- **Instruction**
Starting at the line that contains "Generate a Python" and stopping at the line that contains "from bokeh.resources import INLINE", copy every line exactly, both ends included, without the pictures.

- **Source material**
Begin

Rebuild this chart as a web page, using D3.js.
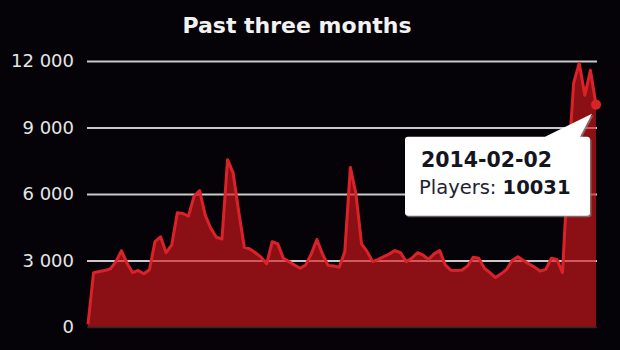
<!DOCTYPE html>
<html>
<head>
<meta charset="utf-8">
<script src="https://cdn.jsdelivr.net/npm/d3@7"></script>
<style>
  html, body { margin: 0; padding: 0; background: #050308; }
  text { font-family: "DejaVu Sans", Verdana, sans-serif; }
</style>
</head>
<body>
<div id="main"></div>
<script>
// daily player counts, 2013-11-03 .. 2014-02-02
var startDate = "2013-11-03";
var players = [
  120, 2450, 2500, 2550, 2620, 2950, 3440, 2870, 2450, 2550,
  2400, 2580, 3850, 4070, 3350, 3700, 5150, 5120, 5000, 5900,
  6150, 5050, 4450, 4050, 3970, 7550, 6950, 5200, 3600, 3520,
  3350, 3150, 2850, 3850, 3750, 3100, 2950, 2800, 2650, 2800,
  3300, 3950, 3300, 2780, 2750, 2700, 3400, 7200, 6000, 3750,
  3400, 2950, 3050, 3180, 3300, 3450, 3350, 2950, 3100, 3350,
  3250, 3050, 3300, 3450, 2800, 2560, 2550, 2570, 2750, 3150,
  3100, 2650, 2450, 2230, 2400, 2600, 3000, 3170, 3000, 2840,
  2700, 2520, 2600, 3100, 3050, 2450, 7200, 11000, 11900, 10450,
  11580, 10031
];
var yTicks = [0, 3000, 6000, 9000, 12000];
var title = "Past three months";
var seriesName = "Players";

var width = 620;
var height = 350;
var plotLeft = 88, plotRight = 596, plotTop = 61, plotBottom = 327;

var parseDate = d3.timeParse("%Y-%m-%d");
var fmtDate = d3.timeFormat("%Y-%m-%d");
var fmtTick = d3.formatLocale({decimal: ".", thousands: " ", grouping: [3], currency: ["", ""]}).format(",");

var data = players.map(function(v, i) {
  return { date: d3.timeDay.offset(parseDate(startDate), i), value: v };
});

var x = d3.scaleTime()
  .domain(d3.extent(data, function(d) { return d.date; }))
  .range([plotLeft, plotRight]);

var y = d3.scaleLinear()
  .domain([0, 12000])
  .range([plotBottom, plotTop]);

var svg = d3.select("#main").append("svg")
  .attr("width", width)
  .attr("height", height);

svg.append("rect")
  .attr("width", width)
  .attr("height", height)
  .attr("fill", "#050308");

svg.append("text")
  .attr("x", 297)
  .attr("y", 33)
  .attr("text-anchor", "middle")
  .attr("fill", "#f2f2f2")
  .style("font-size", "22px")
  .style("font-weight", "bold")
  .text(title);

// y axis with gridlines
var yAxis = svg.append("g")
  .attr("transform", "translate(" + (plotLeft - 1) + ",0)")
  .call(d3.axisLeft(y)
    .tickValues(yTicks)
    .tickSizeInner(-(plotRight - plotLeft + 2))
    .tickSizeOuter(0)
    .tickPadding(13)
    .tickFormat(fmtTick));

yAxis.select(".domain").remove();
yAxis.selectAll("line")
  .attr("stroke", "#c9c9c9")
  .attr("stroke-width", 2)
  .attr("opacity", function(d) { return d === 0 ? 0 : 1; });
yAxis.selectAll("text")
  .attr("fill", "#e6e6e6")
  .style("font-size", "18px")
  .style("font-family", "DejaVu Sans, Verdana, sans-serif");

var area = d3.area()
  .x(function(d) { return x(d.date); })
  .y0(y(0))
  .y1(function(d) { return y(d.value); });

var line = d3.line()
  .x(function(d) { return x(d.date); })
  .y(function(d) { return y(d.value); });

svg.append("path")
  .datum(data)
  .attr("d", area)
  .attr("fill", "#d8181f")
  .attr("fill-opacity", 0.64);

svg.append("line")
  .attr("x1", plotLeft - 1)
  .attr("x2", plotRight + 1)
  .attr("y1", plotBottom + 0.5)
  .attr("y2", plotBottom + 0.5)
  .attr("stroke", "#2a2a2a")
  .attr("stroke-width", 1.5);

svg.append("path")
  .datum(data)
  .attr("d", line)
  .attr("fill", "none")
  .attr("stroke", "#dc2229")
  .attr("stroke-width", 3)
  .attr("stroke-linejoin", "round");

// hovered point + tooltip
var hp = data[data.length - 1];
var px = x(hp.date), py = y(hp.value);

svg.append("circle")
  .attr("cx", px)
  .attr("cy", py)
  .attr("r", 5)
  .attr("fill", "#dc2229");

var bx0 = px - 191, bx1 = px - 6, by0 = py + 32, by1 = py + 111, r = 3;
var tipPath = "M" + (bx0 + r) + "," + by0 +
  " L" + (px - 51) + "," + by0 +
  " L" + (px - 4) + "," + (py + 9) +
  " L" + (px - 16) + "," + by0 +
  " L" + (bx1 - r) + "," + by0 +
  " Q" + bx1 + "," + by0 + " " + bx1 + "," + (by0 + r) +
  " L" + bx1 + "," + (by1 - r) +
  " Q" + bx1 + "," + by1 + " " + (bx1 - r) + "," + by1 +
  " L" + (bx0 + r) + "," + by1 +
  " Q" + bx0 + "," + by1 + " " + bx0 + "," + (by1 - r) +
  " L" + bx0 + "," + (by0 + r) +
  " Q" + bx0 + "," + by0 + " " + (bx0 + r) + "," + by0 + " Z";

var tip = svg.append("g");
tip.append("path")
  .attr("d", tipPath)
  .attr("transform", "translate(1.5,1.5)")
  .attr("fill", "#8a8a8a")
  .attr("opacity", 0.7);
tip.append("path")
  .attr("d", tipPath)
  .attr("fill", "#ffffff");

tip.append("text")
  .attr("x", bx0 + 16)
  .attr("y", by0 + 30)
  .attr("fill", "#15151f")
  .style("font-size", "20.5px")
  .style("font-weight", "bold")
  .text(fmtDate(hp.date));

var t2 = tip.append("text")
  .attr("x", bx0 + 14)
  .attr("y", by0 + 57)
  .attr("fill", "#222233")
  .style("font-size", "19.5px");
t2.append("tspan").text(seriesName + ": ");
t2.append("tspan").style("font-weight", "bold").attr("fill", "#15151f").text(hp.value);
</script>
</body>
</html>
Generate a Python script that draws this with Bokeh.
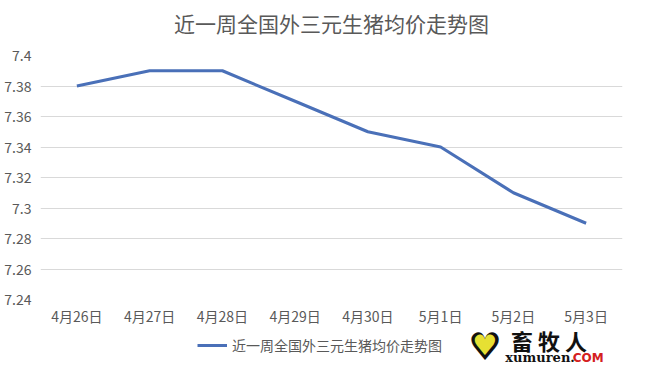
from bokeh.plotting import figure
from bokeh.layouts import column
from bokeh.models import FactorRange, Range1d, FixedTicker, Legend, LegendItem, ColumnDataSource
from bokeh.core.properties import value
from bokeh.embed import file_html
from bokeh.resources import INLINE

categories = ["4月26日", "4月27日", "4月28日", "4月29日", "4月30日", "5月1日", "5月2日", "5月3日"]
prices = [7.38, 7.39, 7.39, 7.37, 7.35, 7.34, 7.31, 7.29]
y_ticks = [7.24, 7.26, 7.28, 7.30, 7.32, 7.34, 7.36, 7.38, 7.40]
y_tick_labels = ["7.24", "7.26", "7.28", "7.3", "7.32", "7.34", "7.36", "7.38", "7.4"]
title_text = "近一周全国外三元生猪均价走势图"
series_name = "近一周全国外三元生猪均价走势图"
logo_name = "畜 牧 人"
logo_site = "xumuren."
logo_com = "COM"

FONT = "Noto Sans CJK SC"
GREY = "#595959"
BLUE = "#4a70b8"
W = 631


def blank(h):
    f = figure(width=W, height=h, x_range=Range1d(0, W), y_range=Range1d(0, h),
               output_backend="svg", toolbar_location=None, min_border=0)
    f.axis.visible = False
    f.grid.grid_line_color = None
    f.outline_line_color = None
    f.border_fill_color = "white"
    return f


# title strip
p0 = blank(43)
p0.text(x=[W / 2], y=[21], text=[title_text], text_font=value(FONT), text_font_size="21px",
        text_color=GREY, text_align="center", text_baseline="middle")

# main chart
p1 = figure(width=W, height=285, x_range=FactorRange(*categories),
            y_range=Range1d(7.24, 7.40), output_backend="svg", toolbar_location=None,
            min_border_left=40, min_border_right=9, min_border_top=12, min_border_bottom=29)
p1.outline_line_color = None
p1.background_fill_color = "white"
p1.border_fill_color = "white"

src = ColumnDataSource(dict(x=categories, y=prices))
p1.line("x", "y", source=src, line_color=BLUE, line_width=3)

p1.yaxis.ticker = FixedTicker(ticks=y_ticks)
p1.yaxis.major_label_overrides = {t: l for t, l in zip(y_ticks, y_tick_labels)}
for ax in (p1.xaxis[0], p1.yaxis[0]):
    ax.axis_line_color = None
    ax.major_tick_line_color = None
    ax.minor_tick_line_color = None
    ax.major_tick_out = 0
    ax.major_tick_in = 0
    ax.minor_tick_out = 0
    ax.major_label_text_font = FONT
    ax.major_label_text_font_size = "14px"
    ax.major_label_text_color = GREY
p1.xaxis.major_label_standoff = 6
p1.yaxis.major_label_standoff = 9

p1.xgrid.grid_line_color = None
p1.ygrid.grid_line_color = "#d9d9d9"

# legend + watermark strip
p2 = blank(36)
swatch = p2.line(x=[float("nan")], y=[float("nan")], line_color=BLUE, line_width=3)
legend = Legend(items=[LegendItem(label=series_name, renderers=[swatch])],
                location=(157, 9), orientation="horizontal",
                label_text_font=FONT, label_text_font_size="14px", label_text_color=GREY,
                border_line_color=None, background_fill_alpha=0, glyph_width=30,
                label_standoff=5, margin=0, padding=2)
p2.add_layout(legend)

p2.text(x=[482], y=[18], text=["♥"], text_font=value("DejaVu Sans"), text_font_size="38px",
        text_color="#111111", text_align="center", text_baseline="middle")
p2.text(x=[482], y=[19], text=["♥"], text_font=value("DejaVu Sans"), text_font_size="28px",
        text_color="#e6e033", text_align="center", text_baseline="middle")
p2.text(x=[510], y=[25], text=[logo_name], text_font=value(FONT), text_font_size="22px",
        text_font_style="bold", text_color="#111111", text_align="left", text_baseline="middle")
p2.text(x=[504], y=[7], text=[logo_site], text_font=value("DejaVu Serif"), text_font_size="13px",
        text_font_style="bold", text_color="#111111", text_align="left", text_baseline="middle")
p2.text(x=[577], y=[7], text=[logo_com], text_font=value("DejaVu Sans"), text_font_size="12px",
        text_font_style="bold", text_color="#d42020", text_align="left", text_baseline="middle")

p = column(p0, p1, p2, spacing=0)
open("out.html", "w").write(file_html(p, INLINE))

End

- **Reply**
Generate a Python script that draws this with Bokeh.
from bokeh.plotting import figure
from bokeh.layouts import column
from bokeh.models import FactorRange, Range1d, FixedTicker, Legend, LegendItem, ColumnDataSource
from bokeh.core.properties import value
from bokeh.embed import file_html
from bokeh.resources import INLINE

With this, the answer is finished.